Rows from a dataset of charts and code
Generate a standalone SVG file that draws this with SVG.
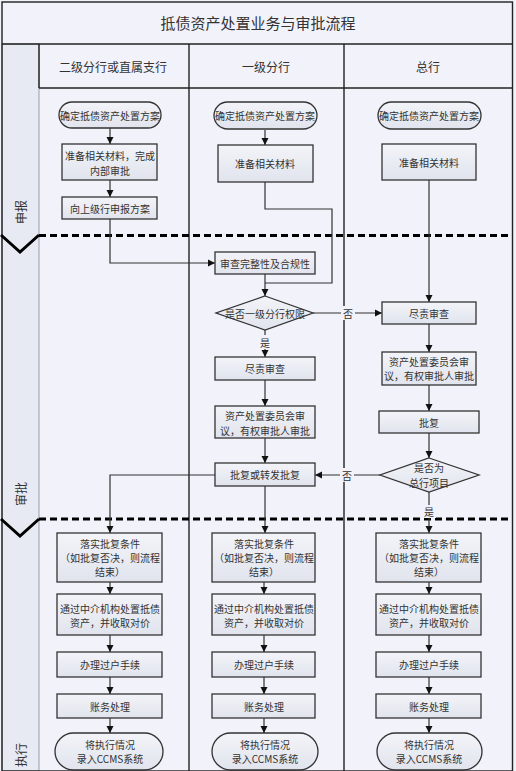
<svg xmlns="http://www.w3.org/2000/svg" width="516" height="771" viewBox="0 0 516 771">
<defs>
<linearGradient id="bf" x1="0" y1="0" x2="0" y2="1">
<stop offset="0" stop-color="#f3f4f9"/>
<stop offset="1" stop-color="#e1e4ed"/>
</linearGradient>
<marker id="ah" markerWidth="8" markerHeight="8" refX="7" refY="4" orient="auto" markerUnits="userSpaceOnUse">
<path d="M0,0.5 L7,4 L0,7.5 Z" fill="#111"/>
</marker>
<style>
.bx{fill:url(#bf);stroke:#333;stroke-width:1.3}
.t{font-family:"Noto Sans CJK SC","Liberation Serif",serif;font-size:10px;fill:#333;text-anchor:middle;dominant-baseline:central}
.h{font-family:"Noto Sans CJK SC","Liberation Serif",serif;font-size:12px;fill:#333;text-anchor:middle;dominant-baseline:central}
.ln{fill:none;stroke:#333;stroke-width:1.2}
.ar{fill:none;stroke:#333;stroke-width:1.2;marker-end:url(#ah)}
.fr{fill:none;stroke:#222;stroke-width:1.4}
.ds{fill:none;stroke:#000;stroke-width:3;stroke-dasharray:7 4}
.lb{fill:#f2f2fa}
</style>
</defs>
<rect x="0" y="0" width="516" height="771" fill="#f2f2fa"/>
<!-- lane strip -->
<rect x="2" y="44" width="37" height="727" fill="#e7eaf2" stroke="#9a9ca6" stroke-width="1"/>
<!-- frame -->
<g id="frame">
<rect x="2" y="2" width="510.5" height="769" class="fr"/>
<line x1="2" y1="44" x2="512.5" y2="44" class="fr"/>
<line x1="39" y1="88" x2="512.5" y2="88" class="fr"/>
<line x1="189" y1="44" x2="189" y2="771" class="fr"/>
<line x1="344" y1="44" x2="344" y2="771" class="fr"/>
<line x1="39" y1="44" x2="39" y2="88" class="fr"/>
</g>
<text x="258" y="22" class="h" style="font-size:15px">抵债资产处置业务与审批流程</text>
<text x="113" y="66" class="h">二级分行或直属支行</text>
<text x="266" y="66" class="h">一级分行</text>
<text x="428" y="66" class="h">总行</text>
<!-- lane labels -->
<text class="h" transform="translate(20,212) rotate(-90)">申报</text>
<text class="h" transform="translate(20,494) rotate(-90)">审批</text>
<text class="h" transform="translate(20,755) rotate(-90)">执行</text>
<!-- lane separators -->
<g id="separators">
<line x1="39" y1="235.5" x2="512" y2="235.5" class="ds"/>
<line x1="39" y1="519" x2="512" y2="519" class="ds"/>
<path d="M1,235 L20,252 L39,235" fill="none" stroke="#000" stroke-width="3"/>
<path d="M1,519 L20,536 L39,519" fill="none" stroke="#000" stroke-width="3"/>
</g>
<!-- connectors -->
<g id="connectors">
<line x1="110" y1="128" x2="110" y2="144" class="ar"/>
<line x1="110" y1="180" x2="110" y2="197" class="ar"/>
<path d="M110,219 V263 H215" class="ar"/>
<line x1="265" y1="130" x2="265" y2="145" class="ar"/>
<path d="M265,182 V209 H332 V283 H265" class="ln"/>
<line x1="265" y1="274" x2="265" y2="296" class="ar"/>
<line x1="313" y1="313" x2="382" y2="313" class="ar"/>
<line x1="265" y1="330" x2="265" y2="357" class="ar"/>
<line x1="265" y1="380" x2="265" y2="406" class="ar"/>
<line x1="265" y1="438" x2="265" y2="463" class="ar"/>
<line x1="265" y1="486" x2="265" y2="533" class="ar"/>
<path d="M215,475 H110 V533" class="ar"/>
<line x1="429" y1="180" x2="429" y2="302" class="ar"/>
<line x1="429" y1="324" x2="429" y2="352" class="ar"/>
<line x1="429" y1="385" x2="429" y2="411" class="ar"/>
<line x1="429" y1="433" x2="429" y2="458" class="ar"/>
<line x1="429" y1="492" x2="429" y2="533" class="ar"/>
<line x1="380" y1="475" x2="315" y2="475" class="ar"/>
<line x1="110" y1="582" x2="110" y2="594" class="ar"/>
<line x1="110" y1="635" x2="110" y2="652" class="ar"/>
<line x1="110" y1="677" x2="110" y2="694" class="ar"/>
<line x1="110" y1="718" x2="110" y2="733" class="ar"/>
<line x1="264" y1="582" x2="264" y2="594" class="ar"/>
<line x1="264" y1="635" x2="264" y2="652" class="ar"/>
<line x1="264" y1="677" x2="264" y2="694" class="ar"/>
<line x1="264" y1="718" x2="264" y2="733" class="ar"/>
<line x1="429" y1="582" x2="429" y2="594" class="ar"/>
<line x1="429" y1="635" x2="429" y2="652" class="ar"/>
<line x1="429" y1="677" x2="429" y2="694" class="ar"/>
<line x1="429" y1="718" x2="429" y2="733" class="ar"/>
<rect x="341" y="306" width="14" height="14" class="lb"/>
<text x="348" y="313" class="t">否</text>
<rect x="258" y="335" width="14" height="14" class="lb"/>
<text x="265" y="342" class="t">是</text>
<rect x="340" y="468" width="14" height="14" class="lb"/>
<text x="347" y="475" class="t">否</text>
<rect x="422" y="505" width="14" height="13" class="lb"/>
<text x="429" y="511" class="t">是</text>
</g>
<!-- column 1 -->
<g id="c1-start"><rect x="59" y="102" width="102" height="26" rx="13" class="bx"/><text x="110" y="115" class="t">确定抵债资产处置方案</text></g>
<g id="c1-prep"><rect x="62" y="144" width="95" height="36" class="bx"/><text x="110" y="155" class="t">准备相关材料，完成</text><text x="110" y="170" class="t">内部审批</text></g>
<g id="c1-submit"><rect x="62" y="197" width="95" height="22" class="bx"/><text x="110" y="208" class="t">向上级行申报方案</text></g>
<!-- column 2 -->
<g id="c2-start"><rect x="214" y="102" width="103" height="27" rx="13.5" class="bx"/><text x="265" y="115.5" class="t">确定抵债资产处置方案</text></g>
<g id="c2-prep"><rect x="218" y="145" width="95" height="37" class="bx"/><text x="265" y="163.5" class="t">准备相关材料</text></g>
<g id="c2-check"><rect x="215" y="252" width="100" height="22" class="bx"/><text x="265" y="263" class="t">审查完整性及合规性</text></g>
<g id="c2-dec"><polygon points="265,296 313,313 265,330 216,313" class="bx"/><text x="265" y="313" class="t">是否一级分行权限</text></g>
<g id="c2-due"><rect x="215" y="357" width="100" height="23" class="bx"/><text x="265" y="368.5" class="t">尽责审查</text></g>
<g id="c2-comm"><rect x="215" y="406" width="100" height="32" class="bx"/><text x="265" y="415" class="t">资产处置委员会审</text><text x="265" y="430" class="t">议，有权审批人审批</text></g>
<g id="c2-reply"><rect x="215" y="463" width="100" height="23" class="bx"/><text x="265" y="474.5" class="t">批复或转发批复</text></g>
<!-- column 3 -->
<g id="c3-start"><rect x="378" y="102" width="103" height="27" rx="13.5" class="bx"/><text x="429" y="115.5" class="t">确定抵债资产处置方案</text></g>
<g id="c3-prep"><rect x="382" y="144" width="94" height="36" class="bx"/><text x="429" y="162" class="t">准备相关材料</text></g>
<g id="c3-due"><rect x="382" y="302" width="94" height="22" class="bx"/><text x="429" y="313" class="t">尽责审查</text></g>
<g id="c3-comm"><rect x="382" y="352" width="94" height="33" class="bx"/><text x="429" y="361.5" class="t">资产处置委员会审</text><text x="429" y="375.5" class="t">议，有权审批人审批</text></g>
<g id="c3-reply"><rect x="379" y="411" width="100" height="22" class="bx"/><text x="429" y="422" class="t">批复</text></g>
<g id="c3-dec"><polygon points="429,458 479,475 429,492 380,475" class="bx"/><text x="429" y="467" class="t">是否为</text><text x="429" y="482" class="t">总行项目</text></g>
<!-- execution lane -->
<g id="c1-impl"><rect x="57" y="533" width="105" height="49" class="bx"/><text x="110" y="543" class="t">落实批复条件</text><text x="110" y="557" class="t">（如批复否决，则流程</text><text x="110" y="571" class="t">结束）</text></g>
<g id="c1-agent"><rect x="57" y="594" width="105" height="41" class="bx"/><text x="110" y="608" class="t">通过中介机构处置抵债</text><text x="110" y="622" class="t">资产，并收取对价</text></g>
<g id="c1-trans"><rect x="57" y="652" width="105" height="25" class="bx"/><text x="110" y="664.5" class="t">办理过户手续</text></g>
<g id="c1-acct"><rect x="57" y="694" width="105" height="24" class="bx"/><text x="110" y="706" class="t">账务处理</text></g>
<g id="c1-end"><rect x="55" y="733" width="108" height="37" rx="18.5" class="bx"/><text x="110" y="744" class="t">将执行情况</text><text x="110" y="758" class="t">录入CCMS系统</text></g>
<g id="c2-impl"><rect x="212" y="533" width="103" height="49" class="bx"/><text x="264" y="543" class="t">落实批复条件</text><text x="264" y="557" class="t">（如批复否决，则流程</text><text x="264" y="571" class="t">结束）</text></g>
<g id="c2-agent"><rect x="212" y="594" width="103" height="41" class="bx"/><text x="264" y="608" class="t">通过中介机构处置抵债</text><text x="264" y="622" class="t">资产，并收取对价</text></g>
<g id="c2-trans"><rect x="212" y="652" width="103" height="25" class="bx"/><text x="264" y="664.5" class="t">办理过户手续</text></g>
<g id="c2-acct"><rect x="212" y="694" width="103" height="24" class="bx"/><text x="264" y="706" class="t">账务处理</text></g>
<g id="c2-end"><rect x="212" y="733" width="106" height="37" rx="18.5" class="bx"/><text x="265" y="744" class="t">将执行情况</text><text x="265" y="758" class="t">录入CCMS系统</text></g>
<g id="c3-impl"><rect x="376" y="533" width="105" height="49" class="bx"/><text x="429" y="543" class="t">落实批复条件</text><text x="429" y="557" class="t">（如批复否决，则流程</text><text x="429" y="571" class="t">结束）</text></g>
<g id="c3-agent"><rect x="376" y="594" width="105" height="41" class="bx"/><text x="429" y="608" class="t">通过中介机构处置抵债</text><text x="429" y="622" class="t">资产，并收取对价</text></g>
<g id="c3-trans"><rect x="376" y="652" width="105" height="25" class="bx"/><text x="429" y="664.5" class="t">办理过户手续</text></g>
<g id="c3-acct"><rect x="376" y="694" width="105" height="24" class="bx"/><text x="429" y="706" class="t">账务处理</text></g>
<g id="c3-end"><rect x="377" y="733" width="105" height="37" rx="18.5" class="bx"/><text x="429" y="744" class="t">将执行情况</text><text x="429" y="758" class="t">录入CCMS系统</text></g>
</svg>
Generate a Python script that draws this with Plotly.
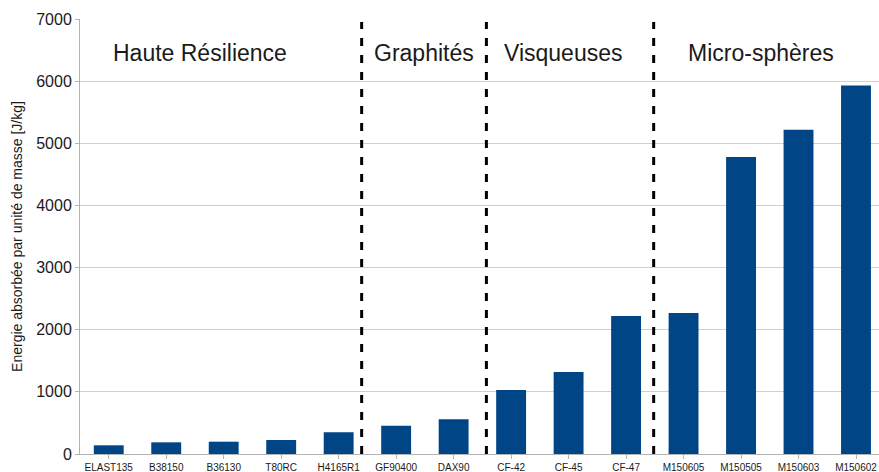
import plotly.graph_objects as go

categories = ["ELAST135", "B38150", "B36130", "T80RC", "H4165R1",
              "GF90400", "DAX90",
              "CF-42", "CF-45", "CF-47",
              "M150605", "M150505", "M150603", "M150602"]
energy = [140, 188, 198, 225, 350, 455, 560, 1030, 1320, 2220, 2270, 4778, 5217, 5930]

group_labels = ["Haute Résilience", "Graphités", "Visqueuses", "Micro-sphères"]
group_label_x = [1.58, 5.48, 7.91, 11.34]
separator_x = [4.40, 6.57, 9.48]

y_title = "Energie absorbée par unité de masse [J/kg]"
font_family = "Liberation Sans, Arial, sans-serif"

fig = go.Figure()
fig.add_trace(go.Bar(
    x=list(range(len(categories))),
    y=energy,
    marker=dict(color="#004586", line=dict(width=0)),
    showlegend=False,
))

for sx in separator_x:
    fig.add_shape(type="line", xref="x", yref="y", x0=sx, x1=sx, y0=0, y1=6950,
                  line=dict(color="black", width=3, dash="8px,9px"))

for lbl, lx in zip(group_labels, group_label_x):
    fig.add_annotation(x=lx, y=6453, xref="x", yref="y", text=lbl, showarrow=False,
                       font=dict(family=font_family, size=23, color="#1a1a1a"))

fig.update_layout(
    width=879, height=472,
    margin=dict(l=80, r=0, t=19, b=18),
    plot_bgcolor="white", paper_bgcolor="white",
    bargap=0.48,
    font=dict(family=font_family, color="#1a1a1a"),
    xaxis=dict(
        tickmode="array", tickvals=list(range(len(categories))), ticktext=categories,
        range=[-0.5, 13.4],
        tickfont=dict(size=10, color="#1a1a1a"),
        showline=True, linecolor="#b3b3b3", linewidth=1,
        ticks="outside", ticklen=4, tickcolor="#b3b3b3",
        showgrid=False, zeroline=False,
        automargin=False,
    ),
    yaxis=dict(
        range=[0, 7000], dtick=1000,
        tickfont=dict(size=16, color="#1a1a1a"),
        showline=True, linecolor="#b3b3b3", linewidth=1,
        ticks="outside", ticklen=4, tickcolor="#b3b3b3",
        showgrid=True, gridcolor="#cfcfcf", gridwidth=1,
        zeroline=False, automargin=False,
        title=dict(text=y_title, font=dict(size=14, color="#1a1a1a"), standoff=10),
    ),
)

fig.write_html(
    "out.html",
    config={"displayModeBar": False},
    post_script="document.body.style.margin='0';document.body.style.overflow='hidden';",
)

**Challenge**
Without any pictures, set down the lines from the one holding "Generate a Python" through the one holding "4778, 5217, 5930]".

**Finished exercise**
Generate a Python script that draws this with Plotly.
import plotly.graph_objects as go

categories = ["ELAST135", "B38150", "B36130", "T80RC", "H4165R1",
              "GF90400", "DAX90",
              "CF-42", "CF-45", "CF-47",
              "M150605", "M150505", "M150603", "M150602"]
energy = [140, 188, 198, 225, 350, 455, 560, 1030, 1320, 2220, 2270, 4778, 5217, 5930]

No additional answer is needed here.